Hace unos cuantos años tiraron abajo la residencia original para reconstruirla y transformarla en museo; su viejo hogar se derrumbó para que las nuevas paredes mostrasen a quien quisiera ver, como fue su niñez. La habitación de sus abuelos, el corredor de las begonias, el cuarto donde el coronel fundía los pescaditos de oro mientras él pintaba con acuarelas, el diccionario, libro fundamental en su vida de escritor, el patio original con el castaño de casi un siglo, la sombra de los arboles dibujada en la pared, el cuarto del fondo donde vivían los guajiros, y en todos los adoquines del suelo, y en todas las paredes nuevamente levantadas, la esencia etérea de los espacios mencionados en su novela más fabulosa, sigue aun saturando el lugar.
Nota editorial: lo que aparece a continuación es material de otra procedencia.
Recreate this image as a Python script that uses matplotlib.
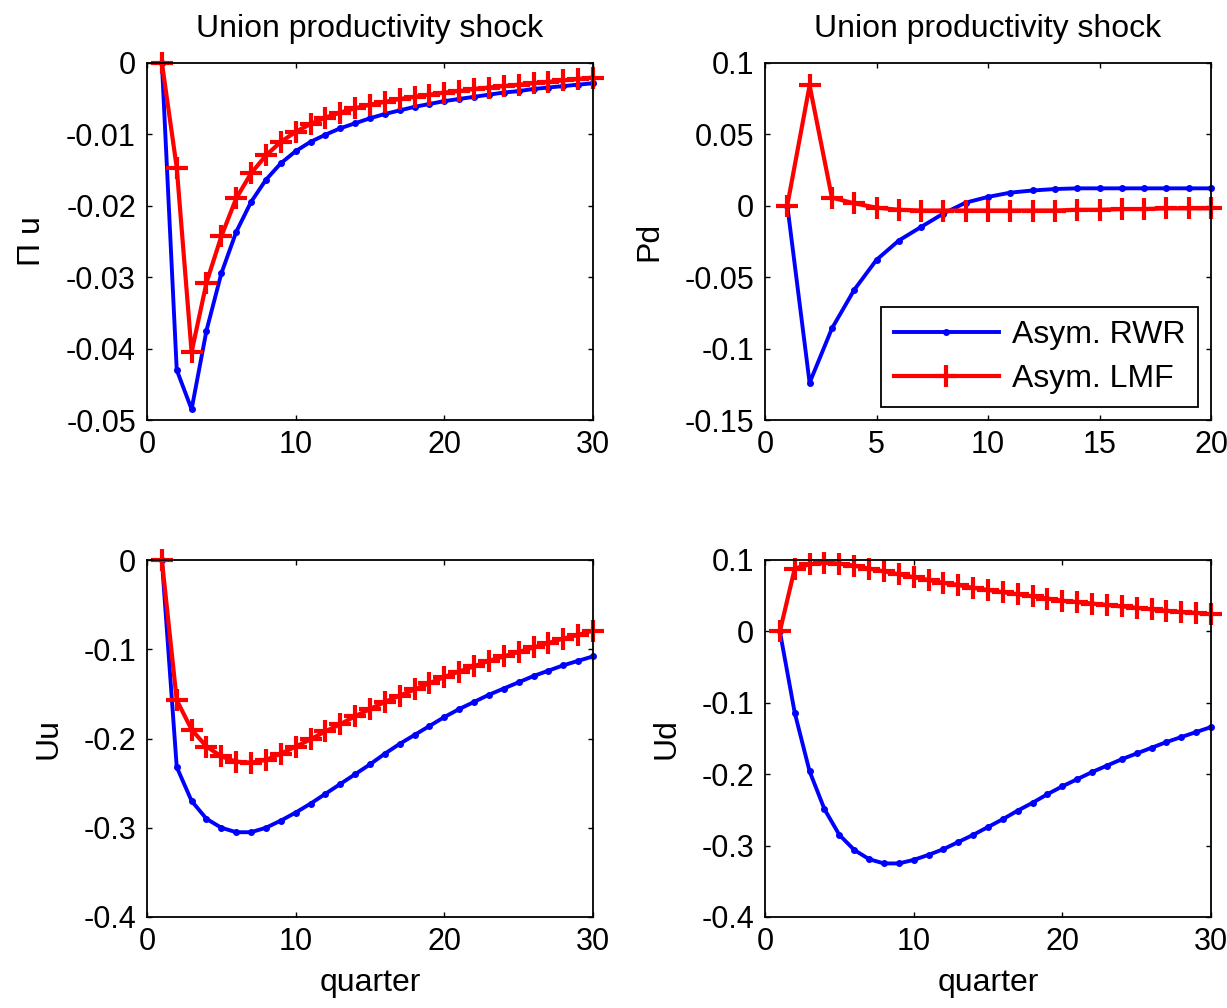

Hoy, domingo seis de marzo del año 2016, entre recuerdos que se detienen en el papel, y sentires que se graban en mis adentros, rindo homenaje a aquel que cumpliría 89 años de vida. Me llena de emoción observar en el presente las reminiscencias de aquel escritor de otras épocas, que trastornó los principios de la literatura en español, y supo crear inicios donde otros solo veían finales.

Haber llegado a Aracataca y pisado sus calles, jugando a disfrazarme al menos por unas horas de pariente lejano para escuchar las historias, y mezclarme con los descendientes de aquellos que quedaron inmortalizados en medio de las fábulas macondianas, y haber visto el mismo cielo atiborrado de estrellas que alumbraba las noches en la infancia de Gabo, fue el final de película en el cual todas las travesías decidieron culminar.